**Recorded information:**
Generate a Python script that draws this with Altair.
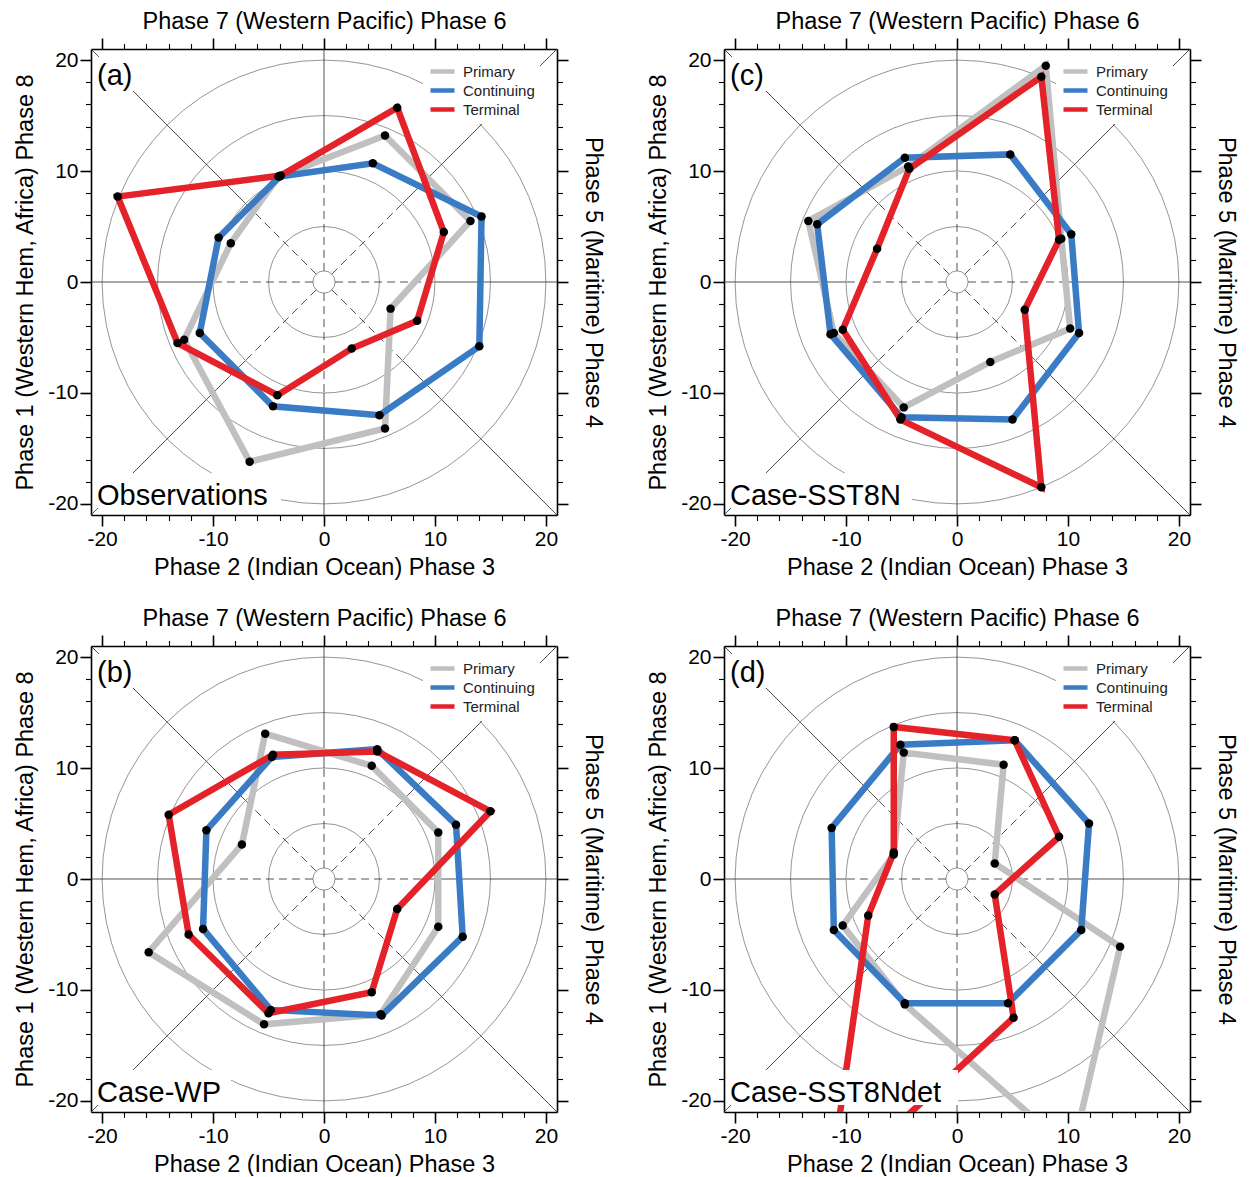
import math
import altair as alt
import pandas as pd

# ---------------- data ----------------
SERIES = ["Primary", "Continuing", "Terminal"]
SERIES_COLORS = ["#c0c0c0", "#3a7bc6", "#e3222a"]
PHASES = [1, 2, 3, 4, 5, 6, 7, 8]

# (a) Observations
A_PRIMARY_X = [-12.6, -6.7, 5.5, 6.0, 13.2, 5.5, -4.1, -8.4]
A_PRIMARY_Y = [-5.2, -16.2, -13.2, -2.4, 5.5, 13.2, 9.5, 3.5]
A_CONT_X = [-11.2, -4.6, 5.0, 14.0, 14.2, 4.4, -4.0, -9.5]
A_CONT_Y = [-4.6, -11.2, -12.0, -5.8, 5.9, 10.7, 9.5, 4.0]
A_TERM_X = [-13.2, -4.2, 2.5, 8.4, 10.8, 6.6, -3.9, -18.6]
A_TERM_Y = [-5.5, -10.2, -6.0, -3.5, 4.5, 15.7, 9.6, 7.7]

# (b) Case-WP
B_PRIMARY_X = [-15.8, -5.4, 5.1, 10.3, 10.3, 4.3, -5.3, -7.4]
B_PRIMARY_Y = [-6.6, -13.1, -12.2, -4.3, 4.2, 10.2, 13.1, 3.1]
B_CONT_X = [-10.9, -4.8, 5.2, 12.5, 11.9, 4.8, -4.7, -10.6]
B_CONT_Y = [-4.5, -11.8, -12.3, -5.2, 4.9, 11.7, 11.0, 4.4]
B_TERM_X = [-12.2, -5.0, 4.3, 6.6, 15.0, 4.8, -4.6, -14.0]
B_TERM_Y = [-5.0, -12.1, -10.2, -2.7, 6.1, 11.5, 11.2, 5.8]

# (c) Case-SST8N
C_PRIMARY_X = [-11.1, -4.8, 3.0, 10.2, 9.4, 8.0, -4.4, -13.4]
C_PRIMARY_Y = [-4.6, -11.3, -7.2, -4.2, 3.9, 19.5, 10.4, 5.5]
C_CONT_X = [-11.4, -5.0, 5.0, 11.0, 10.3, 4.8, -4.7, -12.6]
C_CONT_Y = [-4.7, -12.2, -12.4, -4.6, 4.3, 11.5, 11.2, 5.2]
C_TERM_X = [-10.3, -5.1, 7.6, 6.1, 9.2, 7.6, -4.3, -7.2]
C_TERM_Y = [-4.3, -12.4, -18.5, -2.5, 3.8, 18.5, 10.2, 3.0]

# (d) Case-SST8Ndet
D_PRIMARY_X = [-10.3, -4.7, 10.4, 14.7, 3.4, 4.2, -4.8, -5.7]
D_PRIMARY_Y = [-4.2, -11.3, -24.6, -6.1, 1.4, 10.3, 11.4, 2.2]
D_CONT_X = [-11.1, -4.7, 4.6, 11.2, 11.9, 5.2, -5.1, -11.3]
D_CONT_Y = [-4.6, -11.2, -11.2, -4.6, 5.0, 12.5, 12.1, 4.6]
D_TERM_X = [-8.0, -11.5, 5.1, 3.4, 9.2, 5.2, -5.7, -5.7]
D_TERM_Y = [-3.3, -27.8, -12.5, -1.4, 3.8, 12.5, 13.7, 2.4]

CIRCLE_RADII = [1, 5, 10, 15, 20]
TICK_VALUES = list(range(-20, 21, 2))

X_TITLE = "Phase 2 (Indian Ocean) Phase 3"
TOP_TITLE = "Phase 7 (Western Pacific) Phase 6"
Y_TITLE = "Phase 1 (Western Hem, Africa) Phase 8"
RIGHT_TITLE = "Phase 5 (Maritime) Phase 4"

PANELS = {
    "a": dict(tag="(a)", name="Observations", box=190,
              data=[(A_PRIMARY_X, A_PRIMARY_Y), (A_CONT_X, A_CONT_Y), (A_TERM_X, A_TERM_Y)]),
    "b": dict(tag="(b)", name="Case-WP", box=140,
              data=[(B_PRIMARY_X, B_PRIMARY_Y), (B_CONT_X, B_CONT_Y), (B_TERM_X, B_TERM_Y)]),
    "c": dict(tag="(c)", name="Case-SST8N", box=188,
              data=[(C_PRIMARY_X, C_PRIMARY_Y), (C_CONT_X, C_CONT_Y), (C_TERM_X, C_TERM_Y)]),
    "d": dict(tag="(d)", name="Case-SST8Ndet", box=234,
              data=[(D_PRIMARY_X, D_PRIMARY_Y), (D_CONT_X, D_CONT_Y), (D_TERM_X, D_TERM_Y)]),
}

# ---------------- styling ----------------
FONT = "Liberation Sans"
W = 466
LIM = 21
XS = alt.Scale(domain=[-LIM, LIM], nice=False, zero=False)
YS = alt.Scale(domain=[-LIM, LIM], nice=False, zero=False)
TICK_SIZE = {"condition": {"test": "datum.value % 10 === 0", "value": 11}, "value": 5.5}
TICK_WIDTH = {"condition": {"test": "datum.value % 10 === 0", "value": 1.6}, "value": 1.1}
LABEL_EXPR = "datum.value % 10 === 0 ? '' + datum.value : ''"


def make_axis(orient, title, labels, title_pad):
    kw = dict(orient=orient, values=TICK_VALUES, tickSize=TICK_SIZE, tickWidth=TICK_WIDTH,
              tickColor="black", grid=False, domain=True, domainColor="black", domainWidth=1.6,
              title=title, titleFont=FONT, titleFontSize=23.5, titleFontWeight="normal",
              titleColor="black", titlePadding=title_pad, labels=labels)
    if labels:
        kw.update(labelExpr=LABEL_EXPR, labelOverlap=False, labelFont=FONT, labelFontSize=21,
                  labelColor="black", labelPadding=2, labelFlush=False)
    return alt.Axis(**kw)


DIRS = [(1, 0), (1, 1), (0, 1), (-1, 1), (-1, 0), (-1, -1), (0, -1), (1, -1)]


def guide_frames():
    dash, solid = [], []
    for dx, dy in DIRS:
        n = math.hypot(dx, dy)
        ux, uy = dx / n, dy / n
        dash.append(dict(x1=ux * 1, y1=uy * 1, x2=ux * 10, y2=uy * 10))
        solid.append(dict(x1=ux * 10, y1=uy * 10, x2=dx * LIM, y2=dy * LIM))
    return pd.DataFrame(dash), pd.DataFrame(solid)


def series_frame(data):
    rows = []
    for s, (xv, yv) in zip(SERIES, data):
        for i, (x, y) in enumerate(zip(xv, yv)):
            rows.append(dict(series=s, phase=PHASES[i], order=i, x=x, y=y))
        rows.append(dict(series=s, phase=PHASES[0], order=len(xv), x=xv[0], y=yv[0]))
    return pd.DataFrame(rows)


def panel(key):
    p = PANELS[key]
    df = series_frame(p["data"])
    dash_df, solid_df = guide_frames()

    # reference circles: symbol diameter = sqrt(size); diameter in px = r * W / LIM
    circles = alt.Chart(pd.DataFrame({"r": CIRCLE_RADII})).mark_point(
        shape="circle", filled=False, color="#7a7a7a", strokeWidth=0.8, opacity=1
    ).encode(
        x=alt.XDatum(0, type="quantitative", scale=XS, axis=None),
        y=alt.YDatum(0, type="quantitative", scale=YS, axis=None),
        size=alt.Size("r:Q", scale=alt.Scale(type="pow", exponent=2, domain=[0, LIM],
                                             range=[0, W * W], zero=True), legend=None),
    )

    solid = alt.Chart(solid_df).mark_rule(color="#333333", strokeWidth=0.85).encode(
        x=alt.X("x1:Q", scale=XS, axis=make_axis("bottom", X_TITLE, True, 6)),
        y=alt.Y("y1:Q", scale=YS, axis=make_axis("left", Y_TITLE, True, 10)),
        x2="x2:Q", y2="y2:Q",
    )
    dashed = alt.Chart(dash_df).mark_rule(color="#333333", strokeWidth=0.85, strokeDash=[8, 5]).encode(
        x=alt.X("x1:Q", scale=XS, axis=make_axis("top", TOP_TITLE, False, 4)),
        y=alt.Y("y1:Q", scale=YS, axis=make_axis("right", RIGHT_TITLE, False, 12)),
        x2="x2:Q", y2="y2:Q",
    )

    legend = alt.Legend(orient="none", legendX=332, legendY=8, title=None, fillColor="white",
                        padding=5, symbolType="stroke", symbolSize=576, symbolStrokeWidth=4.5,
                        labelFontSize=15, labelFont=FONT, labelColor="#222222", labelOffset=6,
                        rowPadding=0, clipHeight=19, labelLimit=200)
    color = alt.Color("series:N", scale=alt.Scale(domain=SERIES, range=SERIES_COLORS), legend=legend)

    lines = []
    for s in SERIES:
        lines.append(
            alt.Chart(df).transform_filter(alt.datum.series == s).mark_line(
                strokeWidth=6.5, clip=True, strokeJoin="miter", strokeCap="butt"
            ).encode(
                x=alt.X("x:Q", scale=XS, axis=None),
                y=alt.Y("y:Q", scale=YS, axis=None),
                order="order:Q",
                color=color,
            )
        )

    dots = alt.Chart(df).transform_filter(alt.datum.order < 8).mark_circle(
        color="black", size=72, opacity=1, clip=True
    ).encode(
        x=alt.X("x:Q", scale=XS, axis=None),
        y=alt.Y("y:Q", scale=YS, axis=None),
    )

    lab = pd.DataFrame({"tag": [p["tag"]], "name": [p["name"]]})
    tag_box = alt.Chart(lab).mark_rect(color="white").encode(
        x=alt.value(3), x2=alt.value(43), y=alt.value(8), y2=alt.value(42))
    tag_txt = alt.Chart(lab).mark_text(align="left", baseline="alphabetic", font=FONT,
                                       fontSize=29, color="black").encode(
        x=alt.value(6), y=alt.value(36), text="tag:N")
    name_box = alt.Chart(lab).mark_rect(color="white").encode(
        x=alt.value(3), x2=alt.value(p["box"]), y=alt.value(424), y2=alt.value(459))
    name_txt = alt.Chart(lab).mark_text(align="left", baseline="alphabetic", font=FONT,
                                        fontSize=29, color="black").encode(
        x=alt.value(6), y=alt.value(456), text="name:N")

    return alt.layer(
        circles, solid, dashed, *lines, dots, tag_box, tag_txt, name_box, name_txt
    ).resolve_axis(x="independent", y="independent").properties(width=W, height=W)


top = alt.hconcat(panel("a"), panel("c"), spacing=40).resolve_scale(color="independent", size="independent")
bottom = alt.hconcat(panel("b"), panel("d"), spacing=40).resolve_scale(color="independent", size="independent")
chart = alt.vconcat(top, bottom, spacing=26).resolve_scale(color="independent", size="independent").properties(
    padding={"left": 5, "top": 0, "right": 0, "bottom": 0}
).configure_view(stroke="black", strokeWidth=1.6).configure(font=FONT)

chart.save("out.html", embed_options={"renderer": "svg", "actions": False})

**Problem statement:**
Your task is to restate word for word the lines from the top of the data to the line containing "A_TERM_Y = [-5.5, -10.2, -6.0, -3.5, 4.5, 15.7, 9.6, 7.7]", both ends included, with every picture left out.

**Final answer:**
Generate a Python script that draws this with Altair.
import math
import altair as alt
import pandas as pd

# ---------------- data ----------------
SERIES = ["Primary", "Continuing", "Terminal"]
SERIES_COLORS = ["#c0c0c0", "#3a7bc6", "#e3222a"]
PHASES = [1, 2, 3, 4, 5, 6, 7, 8]

# (a) Observations
A_PRIMARY_X = [-12.6, -6.7, 5.5, 6.0, 13.2, 5.5, -4.1, -8.4]
A_PRIMARY_Y = [-5.2, -16.2, -13.2, -2.4, 5.5, 13.2, 9.5, 3.5]
A_CONT_X = [-11.2, -4.6, 5.0, 14.0, 14.2, 4.4, -4.0, -9.5]
A_CONT_Y = [-4.6, -11.2, -12.0, -5.8, 5.9, 10.7, 9.5, 4.0]
A_TERM_X = [-13.2, -4.2, 2.5, 8.4, 10.8, 6.6, -3.9, -18.6]
A_TERM_Y = [-5.5, -10.2, -6.0, -3.5, 4.5, 15.7, 9.6, 7.7]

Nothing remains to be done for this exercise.